Find every line in the records below that holds the word "this", and copy it out.

::: The data :::

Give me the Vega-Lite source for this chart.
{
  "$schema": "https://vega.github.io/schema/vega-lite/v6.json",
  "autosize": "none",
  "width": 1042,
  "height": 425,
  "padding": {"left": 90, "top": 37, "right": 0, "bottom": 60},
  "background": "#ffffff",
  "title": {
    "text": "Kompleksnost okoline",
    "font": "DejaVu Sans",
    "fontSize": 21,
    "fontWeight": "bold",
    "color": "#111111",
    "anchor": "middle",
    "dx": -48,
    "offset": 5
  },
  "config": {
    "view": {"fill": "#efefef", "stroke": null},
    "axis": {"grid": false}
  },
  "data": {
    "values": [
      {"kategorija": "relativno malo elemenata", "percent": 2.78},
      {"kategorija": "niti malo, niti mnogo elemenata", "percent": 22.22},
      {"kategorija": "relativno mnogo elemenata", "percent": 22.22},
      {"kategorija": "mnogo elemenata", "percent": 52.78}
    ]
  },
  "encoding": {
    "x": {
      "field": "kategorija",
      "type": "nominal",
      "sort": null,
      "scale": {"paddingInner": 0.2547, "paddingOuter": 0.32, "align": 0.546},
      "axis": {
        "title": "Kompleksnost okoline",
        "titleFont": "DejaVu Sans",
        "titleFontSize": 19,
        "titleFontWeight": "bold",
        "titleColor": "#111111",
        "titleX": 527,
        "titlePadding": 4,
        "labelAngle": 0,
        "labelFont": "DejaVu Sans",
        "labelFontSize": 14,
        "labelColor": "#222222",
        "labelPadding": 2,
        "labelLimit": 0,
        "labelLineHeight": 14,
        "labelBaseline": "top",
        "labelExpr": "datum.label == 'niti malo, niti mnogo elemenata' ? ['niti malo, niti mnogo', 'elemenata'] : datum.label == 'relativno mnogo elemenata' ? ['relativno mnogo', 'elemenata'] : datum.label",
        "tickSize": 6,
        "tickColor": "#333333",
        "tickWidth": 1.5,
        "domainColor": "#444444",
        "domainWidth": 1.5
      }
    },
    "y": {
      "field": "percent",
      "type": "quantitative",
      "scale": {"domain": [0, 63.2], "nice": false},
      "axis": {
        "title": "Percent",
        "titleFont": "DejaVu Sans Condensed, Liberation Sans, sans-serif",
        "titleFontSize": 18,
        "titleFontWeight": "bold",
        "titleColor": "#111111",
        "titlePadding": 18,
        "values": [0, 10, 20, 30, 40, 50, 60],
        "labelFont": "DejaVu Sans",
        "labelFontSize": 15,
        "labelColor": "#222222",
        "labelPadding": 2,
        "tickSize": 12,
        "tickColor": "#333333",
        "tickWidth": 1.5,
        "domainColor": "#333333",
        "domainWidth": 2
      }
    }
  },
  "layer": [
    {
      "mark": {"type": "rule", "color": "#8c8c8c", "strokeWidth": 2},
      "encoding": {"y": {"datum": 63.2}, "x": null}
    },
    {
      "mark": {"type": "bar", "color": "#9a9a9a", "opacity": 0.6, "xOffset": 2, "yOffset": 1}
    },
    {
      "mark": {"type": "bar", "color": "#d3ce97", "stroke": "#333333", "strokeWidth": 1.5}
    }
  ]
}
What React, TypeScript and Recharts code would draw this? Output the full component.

:::

- [Written answer]:
Give me the Vega-Lite source for this chart.
What React, TypeScript and Recharts code would draw this? Output the full component.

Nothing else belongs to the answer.